Hazel Blears, the Communities Secretary, announced an additional £1 billion housing package, with a mortgage rescue scheme to help 6,000 families in danger of having their homes repossessed, extra funds diverted to provide 5,500 more council houses, and a shared equity scheme to help 10,000 first time buyers get into the housing market. Income Support for mortgage interest is also to be made more widely available from next April.
“Homeowners need to know that we will do everything we can to keep the housing market moving forward," said Gordon Brown today, during a visit to the home of a first-time buyer in West London, who had been helped with a shared equity scheme.
“Help with stamp duty, help for first-time buyers, help to build more social housing, help to take unsold properties off the housing market and help for people who get into difficulties," the Prime Minister continued.
“These are the things a government should do to help us come through what is a difficult situation and show that our economy is resilient and will come through these problems.”
In total, the measures to stimulate the housing market will cost the Treasury £1.6 billion.
The stamp duty holiday is good news for property buyers in the North of England, where prices average £129,700, and for buyers in Yorkshire and Humberside, parts of Wales and Scotland, and the East Midlands, who also will benefit disproportionately.
Few first-time buyers in Inner London, where the average property cost £285,568 last quarter according to Nationwide, will gain from the measure. Nor will those in the South East and South West and East Anglia, where prices are also comparatively high.
The news provided a boost for hard-pressed housebuilders. Shares in Taylor Wimpey, the UK's biggest housebuilder by volume, climbed 10 per cent in early trading to 61.5p, while Persimmon's stock rose 8 per cent.
Some mortgage lenders also welcomed the move. Halifax, the UK's biggest mortgage lender, said: "This is a sensible measure and it will help the housing market."
Other industry spokesmen doubted that the move was enough to give a significant boost to the housing market, in which sales are down 70 per cent and have stalled further amid weeks of rumours of a stamp duty holiday.

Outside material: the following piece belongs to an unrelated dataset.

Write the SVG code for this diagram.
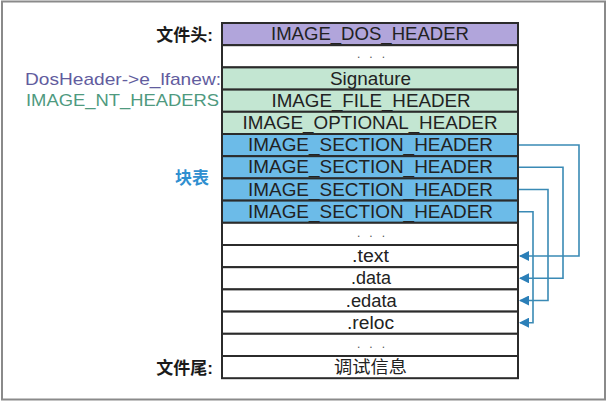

Ray Boulger, senior technical manager at the mortgage lender John Charcol, said: "The only good thing about the announcement is that it has cleared the air."
He said that the move risked distorting the middle section of the housing market, and driving some prices down further.
"The gap between the thresholds is now ridiculously small, and I think people will be even more reluctant to pay over the £250,000 mark," said Mr Boulger.
The National Federation of Builders dismissed the Government’s package as being "little more than a political sticking-plaster". Roger Humber, a spokesman, said: "Today’s proposals do not address the core problem, which is the collapse in mortgage availability.
"This is what has triggered the crisis for first-time buyers and led to low levels of housebuilding and rising unemployment in a housing market operating 70 per cent below last year’s level."
Hours before Mr Brown's proposals were announced the pound continued its freefall against the euro in the wake of the Chancellor's dire warnings about the economy.
Sterling slumped against the euro to 81.28p this morning, the lowest level since the single currency was introduced in 1999. It also lost ground against the dollar, falling to a two-year low of $1.79.
Investors are still reeling from comments made by Alistair Darling, who warned last week that Britain faced its biggest economic challenge in 60 years. Business leaders have contradicted the Chancellor's remarks, but they appear to have had their effect in weakening market confidence.
Another factor depressing business confidence is the likelihood that the Bank of England will keep interest rates on hold at five per cent when it announces its interest rate decision on Thursday, despite hopes of a cut.